Bond investors took it one step further by hammering short-term interest rates, which ultimately kept the short end of the Treasury yield curve inverted.  [ii]

 

Yield Curve.JPG

 

Moreover, market expectations have shifted dramatically toward a rate cut, as opposed to any sign of a rate increase later in the year, despite what the Fed says. [ii]

 

WIRP Comparison.JPG

 

Juxtapose the seemingly negative information we’ve touched on thus far with the data from the U.S. jobs report released last Friday, May 3, 2019.  The U.S. economy added 263,000 jobs in April, wages increased year-over-year by 3.2 percent, and the unemployment rate dropped to a 50-year low of 3.6 percent. [iii] [iv]

 

Unemployment.JPG

 

Ironically, unlike the indications from the Federal Reserve data, the employment numbers would suggest we’re likely to be facing some serious wage inflation. In fact, when examining corporate earnings reports from Q1 2019, you can see that wage costs are some of the largest concerns that company management is reporting. [v]

 

US Growth WSJ.JPG

 

But in contrast, inflation continues to be muted based upon the most recently reported numbers. [vi]

 

Inflation.JPG

 

Simultaneous with the release of Q1 2019 inflation numbers, Chairman Powell of the Federal Reserve suggested in his post-meeting press conference that the low inflation was transitory.  Here’s what Powell said:

“I don’t mean to diminish concerns about too-low inflation, but I think there’s good reason to think that these low readings are particularly influenced by some transitory factors.” – Federal Reserve Chairman, Jerome Powell [vi]
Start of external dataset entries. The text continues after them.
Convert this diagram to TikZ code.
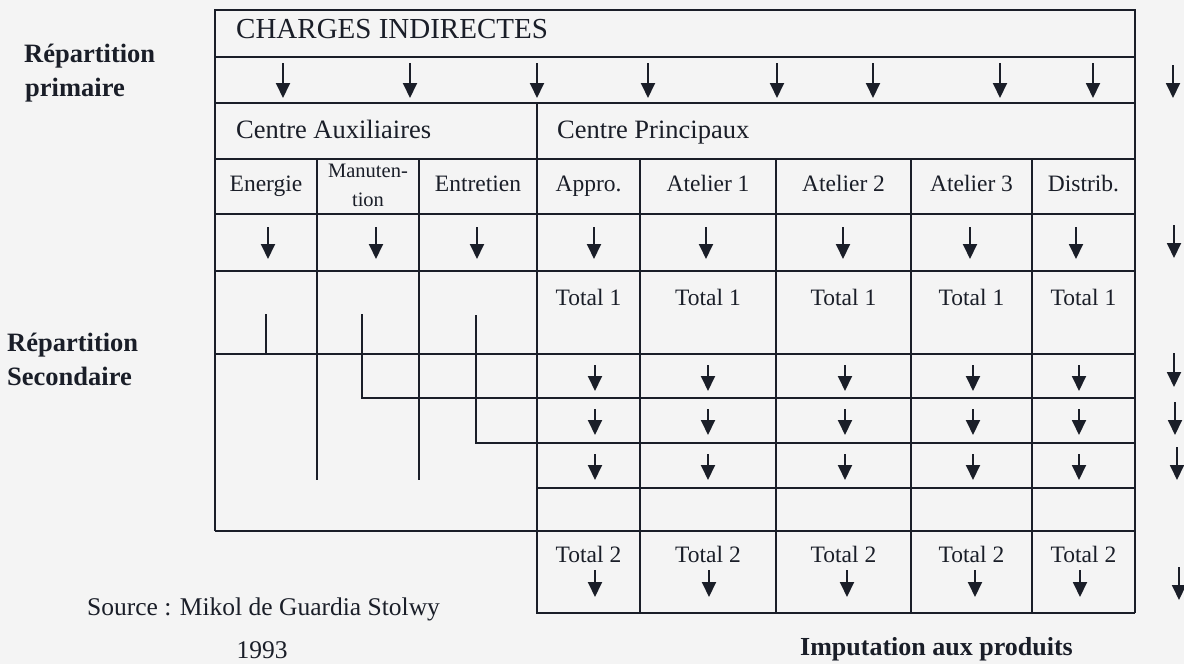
\documentclass[tikz,border=0pt]{standalone}
\usepackage{fontspec}
\setmainfont{Liberation Serif}
\usetikzlibrary{arrows.meta}
\definecolor{ink}{HTML}{1A1E28}
\definecolor{paper}{HTML}{F4F4F4}

\begin{document}
\begin{tikzpicture}[x=1pt,y=-1pt,
  rule/.style={draw=ink,line width=1.7pt},
  heavy/.style={draw=ink,line width=2.8pt},
  down/.style={draw=ink,line width=1.9pt,-{Triangle[length=15pt,width=14pt]}},
  lbl/.style={text=ink,inner sep=0pt,anchor=base},
  cellf/.style={lbl,font=\fontsize{23.5}{26}\selectfont},
  smallf/.style={lbl,font=\fontsize{20.5}{24}\selectfont},
  headf/.style={lbl,anchor=base west,font=\fontsize{26.5}{30}\selectfont},
  sidef/.style={lbl,anchor=base west,font=\fontsize{26.5}{30}\selectfont\bfseries},
]
\fill[paper] (0,0) rectangle (1184,664);
\useasboundingbox (0,0) rectangle (1184,664);

% outer frame and full-width rules
\draw[rule] (215,531) -- (215,10) -- (1135,10) -- (1135,613);
\foreach \y in {57,103,159,214,271,354,531}
  \draw[rule] (215,\y) -- (1135,\y);
% rows of the main centres
\foreach \y in {398,443,488}
  \draw[rule] (537,\y) -- (1135,\y);
\draw[heavy] (537,103) -- (537,613) -- (1135,613);
% column separators
\foreach \x in {317,419}
  \draw[rule] (\x,159) -- (\x,480);
\foreach \x in {640,776,911,1032}
  \draw[rule] (\x,159) -- (\x,613);
% transfer lines of the auxiliary centres
\draw[rule] (266,314) -- (266,354);
\draw[rule] (362,314) -- (362,398) -- (537,398);
\draw[rule] (476,315) -- (476,443) -- (537,443);

% primary distribution arrows
\foreach \x in {283,410,537,648,777,873,1000,1093}
  \draw[down] (\x,63) -- (\x,98);
\draw[down] (1173,65) -- (1173,98);
\foreach \x in {268,376,477,594,706,843,970,1076}
  \draw[down] (\x,227) -- (\x,259);
\draw[down] (1174,225) -- (1174,258);
% secondary distribution arrows
\foreach \y in {354,398,443}
  \foreach \x in {595,708,845,973,1079}
    \draw[down] (\x,\y+11) -- (\x,\y+37);
\draw[down] (1174,353) -- (1174,387);
\draw[down] (1175,402) -- (1175,435);
\draw[down] (1177,447) -- (1177,480);
% allocation to products
\foreach \x in {595,709,847,975,1080}
  \draw[down] (\x,570) -- (\x,597);
\draw[down] (1179,567) -- (1179,600);

% headings
\node[headf,font=\fontsize{29}{33}\selectfont] (charges) at (236,38.5) {CHARGES INDIRECTES};
\node[headf] (aux) at (236,138) {Centre Auxiliaires};
\node[headf] (princ) at (557,138) {Centre Principaux};

% centre names
\node[cellf] (energie) at (266,191) {Energie};
\node[smallf] (manut1) at (368,177) {Manuten-};
\node[smallf] (manut2) at (368,206) {tion};
\node[cellf] (entretien) at (478,191) {Entretien};
\node[cellf] (appro) at (588.5,191) {Appro.};
\node[cellf] (at1) at (708,191) {Atelier 1};
\node[cellf] (at2) at (843.5,191) {Atelier 2};
\node[cellf] (at3) at (971.5,191) {Atelier 3};
\node[cellf] (distrib) at (1083.5,191) {Distrib.};

% totals
\foreach \x/\n in {588.5/a,708/b,843.5/c,971.5/d,1083.5/e}{
  \node[cellf] (tot1\n) at (\x,305) {Total 1};
  \node[cellf] (tot2\n) at (\x,562) {Total 2};
}

% side labels
\node[sidef] (rp1) at (24,62) {Répartition};
\node[sidef] (rp2) at (25,96.5) {primaire};
\node[sidef] (rs1) at (7,351) {Répartition};
\node[sidef] (rs2) at (7,385) {Secondaire};

% source and caption
\node[lbl,anchor=base west,font=\fontsize{25.5}{30}\selectfont] (source) at (87,615) {Source : Mikol de Guardia Stolwy};
\node[lbl,font=\fontsize{25.5}{30}\selectfont] (year) at (262,658) {1993};
\node[sidef,font=\fontsize{26}{30}\selectfont\bfseries] (imput) at (800,655) {Imputation aux produits};
\end{tikzpicture}
\end{document}
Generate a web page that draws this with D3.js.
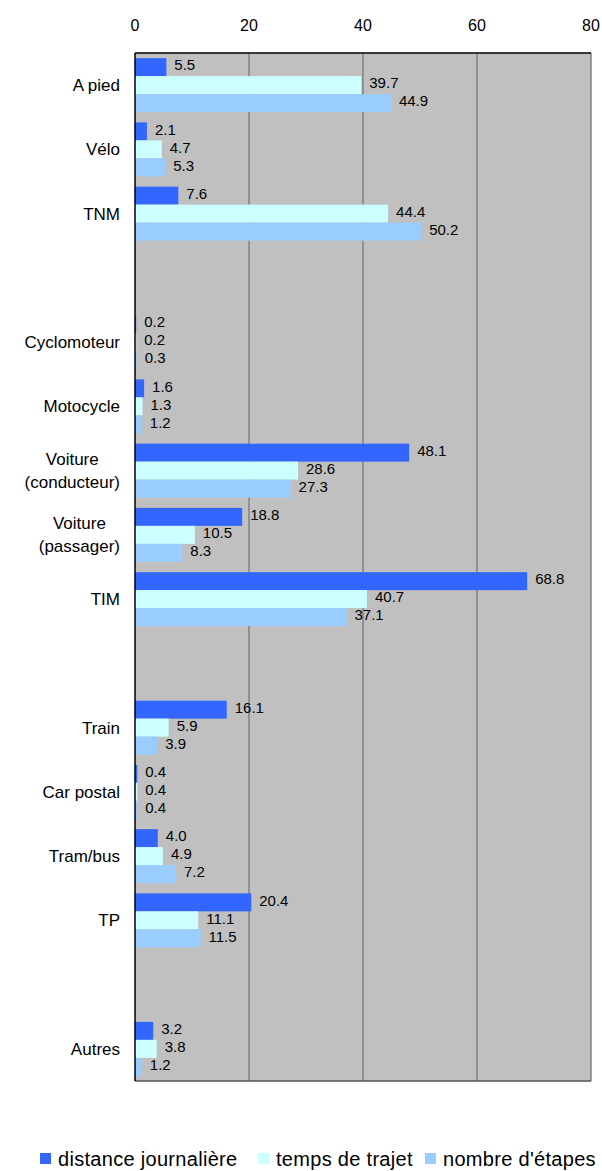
<!DOCTYPE html>
<html>
<head>
<meta charset="utf-8">
<script src="https://cdn.jsdelivr.net/npm/d3@7"></script>
<style>
    body { margin: 0; background: #fff; }
    svg { display: block; font-family: "Liberation Sans", Arial, sans-serif; }
</style>
</head>
<body>
<svg id="chart" width="602" height="1171"></svg>
<script>
// Chart data
const categories = ["A pied", "Vélo", "TNM", "", "Cyclomoteur", "Motocycle",
    "Voiture\n(conducteur)", "Voiture\n(passager)", "TIM", "", "Train",
    "Car postal", "Tram/bus", "TP", "", "Autres"];
const distance = [5.5, 2.1, 7.6, null, 0.2, 1.6, 48.1, 18.8, 68.8, null, 16.1, 0.4, 4.0, 20.4, null, 3.2];
const temps = [39.7, 4.7, 44.4, null, 0.2, 1.3, 28.6, 10.5, 40.7, null, 5.9, 0.4, 4.9, 11.1, null, 3.8];
const etapes = [44.9, 5.3, 50.2, null, 0.3, 1.2, 27.3, 8.3, 37.1, null, 3.9, 0.4, 7.2, 11.5, null, 1.2];
const seriesNames = ["distance journalière", "temps de trajet", "nombre d'étapes"];
const xTicks = [0, 20, 40, 60, 80];

const colors = ["#3366FF", "#CCFFFF", "#99CCFF"];
const seriesValues = [distance, temps, etapes];

const margin = { top: 53, left: 135, right: 11, bottom: 90 };
const width = 602 - margin.left - margin.right;
const height = 1081 - margin.top;

const svg = d3.select("#chart");
const g = svg.append("g").attr("transform", `translate(${margin.left},${margin.top})`);

const x = d3.scaleLinear().domain([0, 80]).range([0, width]);
const y = d3.scaleBand()
    .domain(d3.range(categories.length))
    .range([0, height])
    .paddingInner(0.16)
    .paddingOuter(0.08);
const ys = d3.scaleBand().domain(d3.range(3)).range([0, y.bandwidth()]);

// plot background
g.append("rect")
    .attr("width", width).attr("height", height)
    .attr("fill", "#C0C0C0");

// gridlines
g.selectAll(".grid")
    .data(xTicks.slice(1))
    .enter().append("line")
    .attr("class", "grid")
    .attr("x1", d => x(d)).attr("x2", d => x(d))
    .attr("y1", 0).attr("y2", height)
    .attr("stroke", "#808080").attr("stroke-width", 1.5);

// bars
const rows = categories.map((c, i) => ({ i: i, vals: seriesValues.map(s => s[i]) }));
const groups = g.selectAll(".row")
    .data(rows.filter(r => r.vals[0] !== null))
    .enter().append("g")
    .attr("class", "row")
    .attr("transform", d => `translate(0,${y(d.i)})`);

groups.selectAll("rect")
    .data(d => d.vals.map((v, k) => ({ v: v, k: k })))
    .enter().append("rect")
    .attr("x", 0)
    .attr("y", d => ys(d.k))
    .attr("width", d => x(d.v))
    .attr("height", ys.bandwidth())
    .attr("fill", d => colors[d.k]);

groups.selectAll("text")
    .data(d => d.vals.map((v, k) => ({ v: v, k: k })))
    .enter().append("text")
    .attr("x", d => x(d.v) + 8)
    .attr("y", d => ys(d.k) + ys.bandwidth() / 2 - 2)
    .attr("dy", "0.35em")
    .style("font-size", "15px")
    .attr("fill", "#000")
    .text(d => d.v.toFixed(1));

// axis frame
g.append("line").attr("x1", 0).attr("x2", width).attr("y1", 0).attr("y2", 0)
    .attr("stroke", "#000").attr("stroke-width", 1.5);
g.append("line").attr("x1", 0).attr("x2", width).attr("y1", height).attr("y2", height)
    .attr("stroke", "#555").attr("stroke-width", 1.5);
g.append("line").attr("x1", 0).attr("x2", 0).attr("y1", 0).attr("y2", height)
    .attr("stroke", "#000").attr("stroke-width", 1.5);

// top tick labels
g.selectAll(".tick-label")
    .data(xTicks)
    .enter().append("text")
    .attr("class", "tick-label")
    .attr("x", d => x(d))
    .attr("y", 25 - margin.top)
    .attr("dy", "0.35em")
    .attr("text-anchor", "middle")
    .style("font-size", "16px")
    .text(d => d);

// category labels (multi-line centred on each other, right-aligned block)
const lineH = 23;
categories.forEach((c, i) => {
    if (!c) return;
    const lines = c.split("\n");
    const t = g.append("text")
        .attr("text-anchor", "middle")
        .style("font-size", "17px");
    const spans = lines.map((ln, j) => t.append("tspan")
        .attr("y", y(i) + y.bandwidth() / 2 + (j - (lines.length - 1) / 2) * lineH)
        .attr("dy", "0.35em")
        .text(ln));
    const maxW = d3.max(spans, s => s.node().getComputedTextLength());
    spans.forEach(s => s.attr("x", -15 - maxW / 2));
});

// legend
const legendX = [40, 258, 425];
const legend = svg.append("g").attr("transform", "translate(0,1158)");
seriesNames.forEach((name, k) => {
    legend.append("rect")
        .attr("x", legendX[k]).attr("y", -5)
        .attr("width", 11).attr("height", 11)
        .attr("fill", colors[k]);
    legend.append("text")
        .attr("x", legendX[k] + 18)
        .attr("y", 1)
        .attr("dy", "0.35em")
        .style("font-size", "20px")
        .style("letter-spacing", "0.3px")
        .text(name);
});
</script>
</body>
</html>
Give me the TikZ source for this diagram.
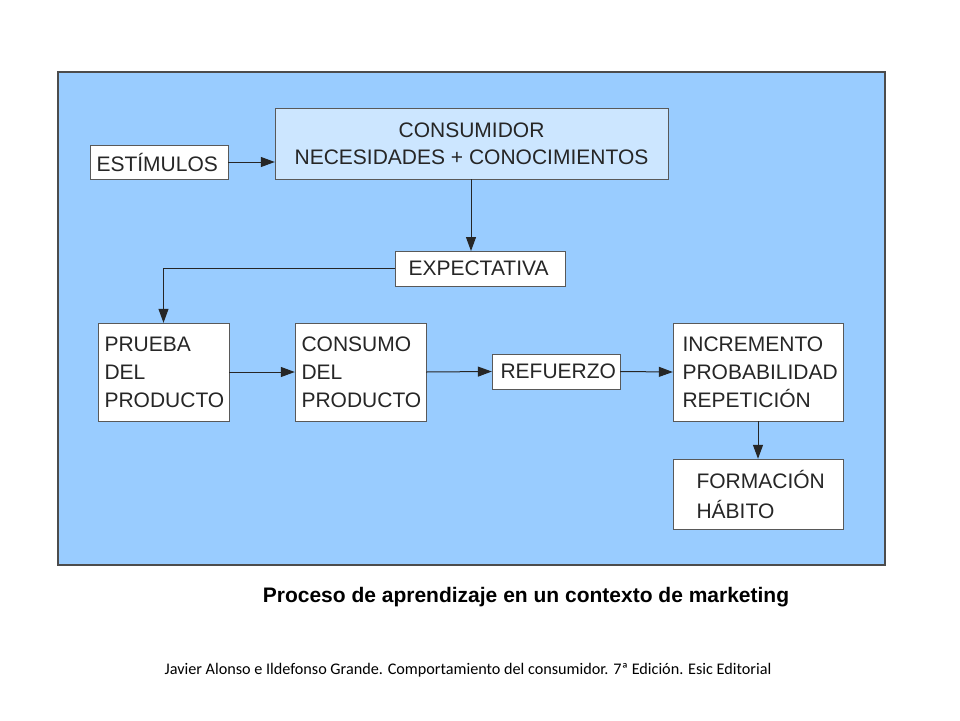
\documentclass[tikz,border=0pt]{standalone}
\usepackage{fontspec}
\setmainfont{Liberation Sans}
\newfontfamily\citefont{Carlito}
\usetikzlibrary{arrows.meta}
\definecolor{panel}{HTML}{99CCFF}
\definecolor{light}{HTML}{CCE6FF}
\definecolor{txt}{HTML}{262626}
\tikzset{
 bx/.style={draw=gray!70!black, fill=white, line width=0.8pt},
 lbl/.style={font=\fontsize{21}{24}\selectfont, text=txt, align=left, anchor=west},
 arr/.style={-{Triangle[length=14pt,width=10pt]}, line width=1pt, draw=black!85}
}
\begin{document}
\begin{tikzpicture}[x=1pt,y=-1pt]
\useasboundingbox (0,0) rectangle (960,720);
\fill[white] (0,0) rectangle (960,720);
\draw[fill=panel, draw=gray!60!black, line width=1.2pt] (58,72) rectangle (885,565);
\draw[bx, fill=light] (275,108) rectangle (668,179);
\node (cons) at (471.5,143.5) [minimum width=393pt, minimum height=71pt, inner sep=0] {};
\node[font=\fontsize{21}{27}\selectfont, text=txt, align=center] at (471.5,143.5) {CONSUMIDOR\\NECESIDADES + CONOCIMIENTOS};
\draw[bx] (90,145) rectangle (228,179);
\node (est) at (159,162) [minimum width=138pt, minimum height=34pt, inner sep=0] {};
\node[lbl] at (93,162) {ESTÍMULOS};
\draw[bx] (395,251) rectangle (565,286);
\node (exp) at (480,268.5) [minimum width=170pt, minimum height=35pt, inner sep=0] {};
\node[lbl] at (405,268.5) {EXPECTATIVA};
\draw[bx] (98,323) rectangle (229,421);
\node (pru) at (163.5,372) [minimum width=131pt, minimum height=98pt, inner sep=0] {};
\node[lbl, font=\fontsize{21}{28}\selectfont] at (101,372) {PRUEBA\\DEL\\PRODUCTO};
\draw[bx] (295,323) rectangle (426,421);
\node (con) at (360.5,372) [minimum width=131pt, minimum height=98pt, inner sep=0] {};
\node[lbl, font=\fontsize{21}{28}\selectfont] at (298,372) {CONSUMO\\DEL\\PRODUCTO};
\draw[bx] (492,354) rectangle (620,389);
\node (ref) at (556,371.5) [minimum width=128pt, minimum height=35pt, inner sep=0] {};
\node[lbl] at (497,371.5) {REFUERZO};
\draw[bx] (673,323) rectangle (843,421);
\node (inc) at (758,372) [minimum width=170pt, minimum height=98pt, inner sep=0] {};
\node[lbl, font=\fontsize{21}{28}\selectfont] at (679,372) {INCREMENTO\\PROBABILIDAD\\REPETICIÓN};
\draw[bx] (673,459) rectangle (843,529);
\node (for) at (758,494) [minimum width=170pt, minimum height=70pt, inner sep=0] {};
\node[lbl, font=\fontsize{21}{30}\selectfont] at (693,494) {FORMACIÓN\\HÁBITO};
\draw[arr] (est.east) -- (cons.west |- est.east);
\draw[arr] (471,179) -- (471,251);
\draw[arr] (exp.west) -| (pru.north);
\draw[arr] (pru.east) -- (con.west);
\draw[arr] (con.east) -- (ref.west);
\draw[arr] (ref.east) -- (inc.west);
\draw[arr] (inc.south) -- (for.north);
\node (title) at (526,597) {\bfseries\fontsize{21}{24}\selectfont Proceso de aprendizaje en un contexto de marketing};
\node (cite) at (468,670) {\citefont\fontsize{16.2}{19}\selectfont Javier Alonso e Ildefonso Grande. Comportamiento del consumidor. 7ª Edición. Esic Editorial};
\end{tikzpicture}
\end{document}
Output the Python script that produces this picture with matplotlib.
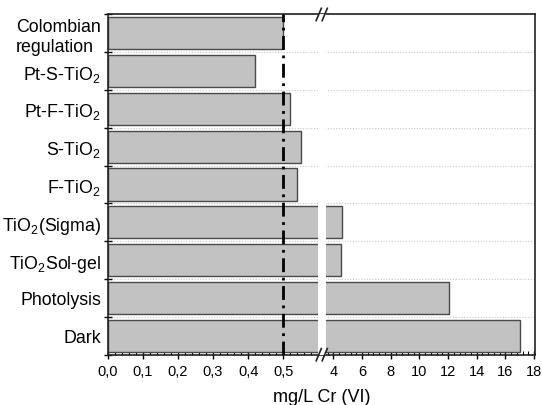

Based on his comments around inflationary headwinds being transitory, I would expect a rate cut to be largely off the table, despite what market expectations would indicate. 

In conjunction with corporate earnings growth almost all but absent in Q1 2019 at -0.8% (although beating very low expectations) and trade disputes weighing on global growth despite a near record for the current economic expansion, investors will likely enjoy a neutral posture on interest rates from the Fed. [vii]

If you have questions or comments, please let us know.  You can contact us via Twitter and Facebook, or you can e-mail Tim directly.  For additional information, please visit our website.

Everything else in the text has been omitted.